This is my "struct" version that helped me to findout that problem.

auto distinct(Range)(Range rs) if (isInputRange!(Unqual!Range))
{
	return DistinctResult!Range(rs);
}

struct DistinctResult(Range) if (isInputRange!(Unqual!Range))
{
	alias Unqual!Range T;
	
	T range;
	bool[ElementType!T] justSeen;

	@property front() { return range.front; }
	@property empty() { return range.empty; }
	
	void popFront()
	{
		justSeen[range.front] = true;

		while(true)
		{
			range.popFront();
			if (range.empty || range.front !in justSeen) break;
		}
	}

}

March 08, 2013
Andrea Fontana:

> But i think "front" was "cached", but it seems not...	

The caching of map front was recently removed.


More test code:


import std.stdio, std.range, std.algorithm, std.traits, std.random;

void main() {
    5.iota.map!((_) {
        auto x = uniform(0, 10);
        write("*");
        return x;
    }).filter!(_ => true).array;
}


Prints:

**********

Bye,
bearophile
March 08, 2013
Simpler:


import std.stdio, std.range, std.algorithm;

void main() {
    iota(5).map!((x) {
        write("*");
        return x;
    }).filter!(_ => true).array;
}
March 08, 2013
Andrea Fontana:

> Here the answer:
>
> auto r=iota(100).map!((x) => uniform(0,10))();
> writeln(r.front," ", r.front, " ", r.front, " ", r.front);

I think that's not the answer. I think the answer is a bug in filter().

Bye,
bearophile
March 08, 2013
On Friday, 8 March 2013 at 23:51:48 UTC, bearophile wrote:
> Andrea Fontana:
>
>> Here the answer:
>>
>> auto r=iota(100).map!((x) => uniform(0,10))();
>> writeln(r.front," ", r.front, " ", r.front, " ", r.front);
>
> I think that's not the answer. I think the answer is a bug in filter().
>
> Bye,
> bearophile

My struct version never work if map doesn't cache. Every time I call (inside popFront() too!) front() gives different values.
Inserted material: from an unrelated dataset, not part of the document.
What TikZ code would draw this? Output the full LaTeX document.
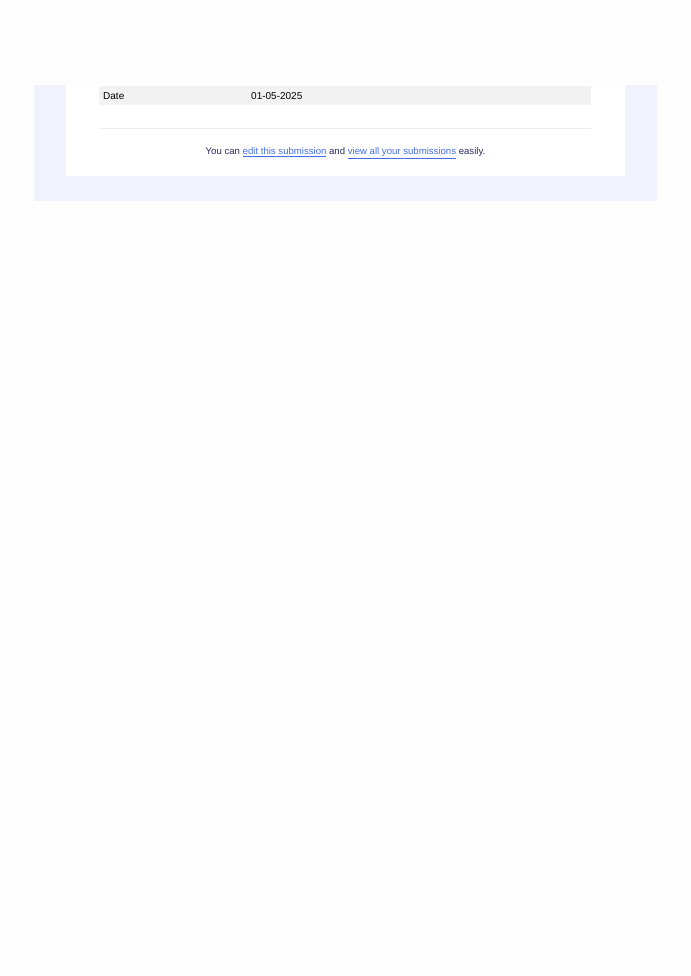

If i do array.distinct() it works fine: an array is filled with random values and they will never changes again.
March 09, 2013
On Friday, 8 March 2013 at 23:44:40 UTC, bearophile wrote:
> Simpler:
>
>
> import std.stdio, std.range, std.algorithm;
>
> void main() {
>     iota(5).map!((x) {
>         write("*");
>         return x;
>     }).filter!(_ => true).array;
> }

Chech this:

5.iota.map!((_) {
		auto x = uniform(0, 1000);
			writeln(" MAP-1 = ", x);
			return x;
	}).filter!(_ => true).map!((x){ writeln(" MAP-2 = ", x); return
x; })().array.writeln;

Here some function calls front() internally (filter? map?) to
check some conditions and triggers random creation again.
March 09, 2013
This is a shortened version of the filter(), it calls pred only n times, but it calls _input.front n*2 times. If _input.front is not deterministic (that means it's not pure, as in the case of distinct filtering function) it gives wrong results:


struct FilterResult(alias pred, Range) {
    Range _input;

    this(Range r) {
        _input = r;
        while (!_input.empty && !pred(_input.front)) {
            _input.popFront();
        }
    }

    @property bool empty() { return _input.empty; }

    void popFront() {
        do {
            _input.popFront();
        } while (!_input.empty && !pred(_input.front));
    }

    @property auto ref front() {
        return _input.front;
    }
}


This isn't exactly a bug of filter(), it's a design decision of not caching _input.front.

Bye,
bearophile
March 09, 2013
On Saturday, 9 March 2013 at 01:00:26 UTC, bearophile wrote:
> This is a shortened version of the filter(), it calls pred only n times, but it calls _input.front n*2 times. If _input.front is not deterministic (that means it's not pure, as in the case of distinct filtering function) it gives wrong results:
>
>
> struct FilterResult(alias pred, Range) {
>     Range _input;
>
>     this(Range r) {
>         _input = r;
>         while (!_input.empty && !pred(_input.front)) {
>             _input.popFront();
>         }
>     }
>
>     @property bool empty() { return _input.empty; }
>
>     void popFront() {
>         do {
>             _input.popFront();
>         } while (!_input.empty && !pred(_input.front));
>     }
>
>     @property auto ref front() {
>         return _input.front;
>     }
> }
>
>
> This isn't exactly a bug of filter(), it's a design decision of not caching _input.front.
>
> Bye,
> bearophile

Not funny btw :) It's not so easy to find out. And it's not easy to write a "cached map" function if you use classes or some pointers as ElementType...